### [REQUIRED WORK]
Starting at the first line of the listing below, repeat each line exactly until the line containing "const yTicks = [0.55, 0.60, 0.65, 0.70];", which you include. Leave out pictures.

### [PROVIDED DATA]
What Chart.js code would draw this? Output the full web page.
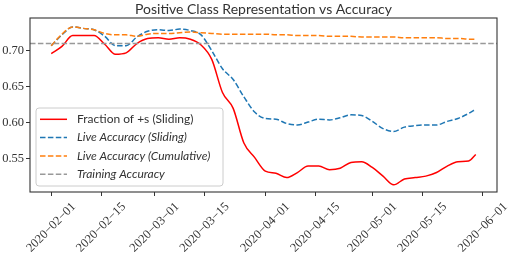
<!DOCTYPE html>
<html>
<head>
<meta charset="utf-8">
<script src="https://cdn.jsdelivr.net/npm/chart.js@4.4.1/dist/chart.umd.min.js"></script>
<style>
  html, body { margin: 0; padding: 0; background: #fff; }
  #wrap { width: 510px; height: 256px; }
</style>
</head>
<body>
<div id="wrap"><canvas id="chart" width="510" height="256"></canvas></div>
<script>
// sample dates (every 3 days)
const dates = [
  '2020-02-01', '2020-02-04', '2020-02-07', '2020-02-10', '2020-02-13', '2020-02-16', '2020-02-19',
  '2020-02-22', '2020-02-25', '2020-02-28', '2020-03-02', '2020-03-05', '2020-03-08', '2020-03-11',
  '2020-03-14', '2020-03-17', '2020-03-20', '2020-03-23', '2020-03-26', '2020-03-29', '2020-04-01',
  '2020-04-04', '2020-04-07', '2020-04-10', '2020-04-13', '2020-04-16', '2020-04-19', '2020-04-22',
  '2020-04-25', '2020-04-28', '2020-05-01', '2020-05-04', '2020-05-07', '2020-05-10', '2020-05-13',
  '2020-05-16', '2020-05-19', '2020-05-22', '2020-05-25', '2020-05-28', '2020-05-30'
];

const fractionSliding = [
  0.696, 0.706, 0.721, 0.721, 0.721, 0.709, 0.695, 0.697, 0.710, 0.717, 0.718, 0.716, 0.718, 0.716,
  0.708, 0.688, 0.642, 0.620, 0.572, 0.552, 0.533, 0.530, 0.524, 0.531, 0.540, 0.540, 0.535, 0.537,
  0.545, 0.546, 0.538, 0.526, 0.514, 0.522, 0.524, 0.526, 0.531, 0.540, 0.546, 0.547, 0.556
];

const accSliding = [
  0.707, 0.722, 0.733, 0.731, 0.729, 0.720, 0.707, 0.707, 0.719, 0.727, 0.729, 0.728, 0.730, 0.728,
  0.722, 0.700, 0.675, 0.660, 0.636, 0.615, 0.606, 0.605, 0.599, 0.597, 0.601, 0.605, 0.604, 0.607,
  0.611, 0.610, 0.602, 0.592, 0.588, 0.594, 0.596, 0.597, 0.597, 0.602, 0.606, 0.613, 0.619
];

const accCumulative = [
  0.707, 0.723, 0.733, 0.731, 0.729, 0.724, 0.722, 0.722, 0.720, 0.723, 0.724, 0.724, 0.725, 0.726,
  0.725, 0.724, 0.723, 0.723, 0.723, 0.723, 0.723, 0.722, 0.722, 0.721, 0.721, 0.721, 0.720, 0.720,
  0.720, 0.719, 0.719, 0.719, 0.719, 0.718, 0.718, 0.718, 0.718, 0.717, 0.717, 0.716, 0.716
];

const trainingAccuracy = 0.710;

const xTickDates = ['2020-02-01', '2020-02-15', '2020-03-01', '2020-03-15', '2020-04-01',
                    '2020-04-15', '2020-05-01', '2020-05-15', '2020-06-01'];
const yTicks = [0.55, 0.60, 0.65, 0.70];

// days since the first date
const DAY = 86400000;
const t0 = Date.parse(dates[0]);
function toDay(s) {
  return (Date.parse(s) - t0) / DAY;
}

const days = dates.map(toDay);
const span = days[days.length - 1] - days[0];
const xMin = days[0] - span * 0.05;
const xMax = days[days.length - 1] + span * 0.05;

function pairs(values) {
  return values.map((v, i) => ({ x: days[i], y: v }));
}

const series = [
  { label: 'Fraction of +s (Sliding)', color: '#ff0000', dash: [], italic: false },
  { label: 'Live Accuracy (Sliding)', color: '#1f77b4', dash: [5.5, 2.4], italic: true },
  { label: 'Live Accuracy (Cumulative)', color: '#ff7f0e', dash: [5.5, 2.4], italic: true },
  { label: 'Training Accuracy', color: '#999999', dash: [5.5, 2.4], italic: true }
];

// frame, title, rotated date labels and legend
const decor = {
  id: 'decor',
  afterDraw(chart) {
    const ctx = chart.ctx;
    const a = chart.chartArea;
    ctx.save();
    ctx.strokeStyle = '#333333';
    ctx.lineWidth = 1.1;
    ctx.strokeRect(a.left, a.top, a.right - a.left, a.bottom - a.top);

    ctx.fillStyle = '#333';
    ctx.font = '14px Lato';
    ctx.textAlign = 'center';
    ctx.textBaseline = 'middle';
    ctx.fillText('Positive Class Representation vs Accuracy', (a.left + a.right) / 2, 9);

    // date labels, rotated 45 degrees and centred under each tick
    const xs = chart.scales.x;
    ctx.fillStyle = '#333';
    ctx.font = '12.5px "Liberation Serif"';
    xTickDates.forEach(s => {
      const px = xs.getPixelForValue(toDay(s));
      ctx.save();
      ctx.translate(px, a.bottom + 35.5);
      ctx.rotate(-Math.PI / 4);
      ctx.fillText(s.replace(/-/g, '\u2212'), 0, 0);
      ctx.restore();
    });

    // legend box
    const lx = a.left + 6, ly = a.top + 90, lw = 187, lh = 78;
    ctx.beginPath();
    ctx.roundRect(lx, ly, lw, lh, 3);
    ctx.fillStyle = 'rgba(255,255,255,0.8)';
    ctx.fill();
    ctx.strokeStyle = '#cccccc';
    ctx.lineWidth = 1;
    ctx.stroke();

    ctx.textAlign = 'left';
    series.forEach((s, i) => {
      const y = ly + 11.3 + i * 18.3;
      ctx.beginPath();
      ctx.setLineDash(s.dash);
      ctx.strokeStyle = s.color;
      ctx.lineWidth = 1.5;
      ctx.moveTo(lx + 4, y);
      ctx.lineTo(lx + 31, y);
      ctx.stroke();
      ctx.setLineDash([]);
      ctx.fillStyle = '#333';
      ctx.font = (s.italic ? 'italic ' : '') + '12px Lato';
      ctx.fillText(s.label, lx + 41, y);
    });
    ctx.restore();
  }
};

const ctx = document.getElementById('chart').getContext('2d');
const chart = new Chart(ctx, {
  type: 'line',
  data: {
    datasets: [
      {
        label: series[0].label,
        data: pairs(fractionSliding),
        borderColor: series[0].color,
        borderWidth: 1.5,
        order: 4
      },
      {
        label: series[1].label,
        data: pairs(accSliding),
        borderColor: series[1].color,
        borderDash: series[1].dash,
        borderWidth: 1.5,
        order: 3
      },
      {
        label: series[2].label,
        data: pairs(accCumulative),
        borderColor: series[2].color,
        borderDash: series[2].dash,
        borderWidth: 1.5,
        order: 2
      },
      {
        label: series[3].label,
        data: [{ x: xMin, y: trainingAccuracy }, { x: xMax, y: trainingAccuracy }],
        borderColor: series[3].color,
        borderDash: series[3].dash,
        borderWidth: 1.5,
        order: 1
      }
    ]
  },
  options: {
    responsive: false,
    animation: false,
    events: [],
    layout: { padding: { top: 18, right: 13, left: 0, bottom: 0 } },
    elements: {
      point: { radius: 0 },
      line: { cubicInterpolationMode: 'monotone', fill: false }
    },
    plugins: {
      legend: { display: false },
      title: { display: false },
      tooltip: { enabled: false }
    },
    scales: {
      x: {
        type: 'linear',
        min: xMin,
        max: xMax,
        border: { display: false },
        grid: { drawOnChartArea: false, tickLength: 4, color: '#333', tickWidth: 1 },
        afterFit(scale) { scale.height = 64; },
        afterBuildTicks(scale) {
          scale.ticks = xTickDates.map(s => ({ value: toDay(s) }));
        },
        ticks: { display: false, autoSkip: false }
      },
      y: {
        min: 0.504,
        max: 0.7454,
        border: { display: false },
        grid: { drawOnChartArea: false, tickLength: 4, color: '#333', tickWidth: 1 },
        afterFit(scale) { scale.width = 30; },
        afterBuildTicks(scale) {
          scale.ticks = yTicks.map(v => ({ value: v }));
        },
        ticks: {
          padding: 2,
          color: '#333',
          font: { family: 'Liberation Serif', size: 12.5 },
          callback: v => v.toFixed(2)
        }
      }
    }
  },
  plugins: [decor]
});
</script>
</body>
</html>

### [RESULT FOR THIS TASK]
What Chart.js code would draw this? Output the full web page.
<!DOCTYPE html>
<html>
<head>
<meta charset="utf-8">
<script src="https://cdn.jsdelivr.net/npm/chart.js@4.4.1/dist/chart.umd.min.js"></script>
<style>
  html, body { margin: 0; padding: 0; background: #fff; }
  #wrap { width: 510px; height: 256px; }
</style>
</head>
<body>
<div id="wrap"><canvas id="chart" width="510" height="256"></canvas></div>
<script>
// sample dates (every 3 days)
const dates = [
  '2020-02-01', '2020-02-04', '2020-02-07', '2020-02-10', '2020-02-13', '2020-02-16', '2020-02-19',
  '2020-02-22', '2020-02-25', '2020-02-28', '2020-03-02', '2020-03-05', '2020-03-08', '2020-03-11',
  '2020-03-14', '2020-03-17', '2020-03-20', '2020-03-23', '2020-03-26', '2020-03-29', '2020-04-01',
  '2020-04-04', '2020-04-07', '2020-04-10', '2020-04-13', '2020-04-16', '2020-04-19', '2020-04-22',
  '2020-04-25', '2020-04-28', '2020-05-01', '2020-05-04', '2020-05-07', '2020-05-10', '2020-05-13',
  '2020-05-16', '2020-05-19', '2020-05-22', '2020-05-25', '2020-05-28', '2020-05-30'
];

const fractionSliding = [
  0.696, 0.706, 0.721, 0.721, 0.721, 0.709, 0.695, 0.697, 0.710, 0.717, 0.718, 0.716, 0.718, 0.716,
  0.708, 0.688, 0.642, 0.620, 0.572, 0.552, 0.533, 0.530, 0.524, 0.531, 0.540, 0.540, 0.535, 0.537,
  0.545, 0.546, 0.538, 0.526, 0.514, 0.522, 0.524, 0.526, 0.531, 0.540, 0.546, 0.547, 0.556
];

const accSliding = [
  0.707, 0.722, 0.733, 0.731, 0.729, 0.720, 0.707, 0.707, 0.719, 0.727, 0.729, 0.728, 0.730, 0.728,
  0.722, 0.700, 0.675, 0.660, 0.636, 0.615, 0.606, 0.605, 0.599, 0.597, 0.601, 0.605, 0.604, 0.607,
  0.611, 0.610, 0.602, 0.592, 0.588, 0.594, 0.596, 0.597, 0.597, 0.602, 0.606, 0.613, 0.619
];

const accCumulative = [
  0.707, 0.723, 0.733, 0.731, 0.729, 0.724, 0.722, 0.722, 0.720, 0.723, 0.724, 0.724, 0.725, 0.726,
  0.725, 0.724, 0.723, 0.723, 0.723, 0.723, 0.723, 0.722, 0.722, 0.721, 0.721, 0.721, 0.720, 0.720,
  0.720, 0.719, 0.719, 0.719, 0.719, 0.718, 0.718, 0.718, 0.718, 0.717, 0.717, 0.716, 0.716
];

const trainingAccuracy = 0.710;

const xTickDates = ['2020-02-01', '2020-02-15', '2020-03-01', '2020-03-15', '2020-04-01',
                    '2020-04-15', '2020-05-01', '2020-05-15', '2020-06-01'];
const yTicks = [0.55, 0.60, 0.65, 0.70];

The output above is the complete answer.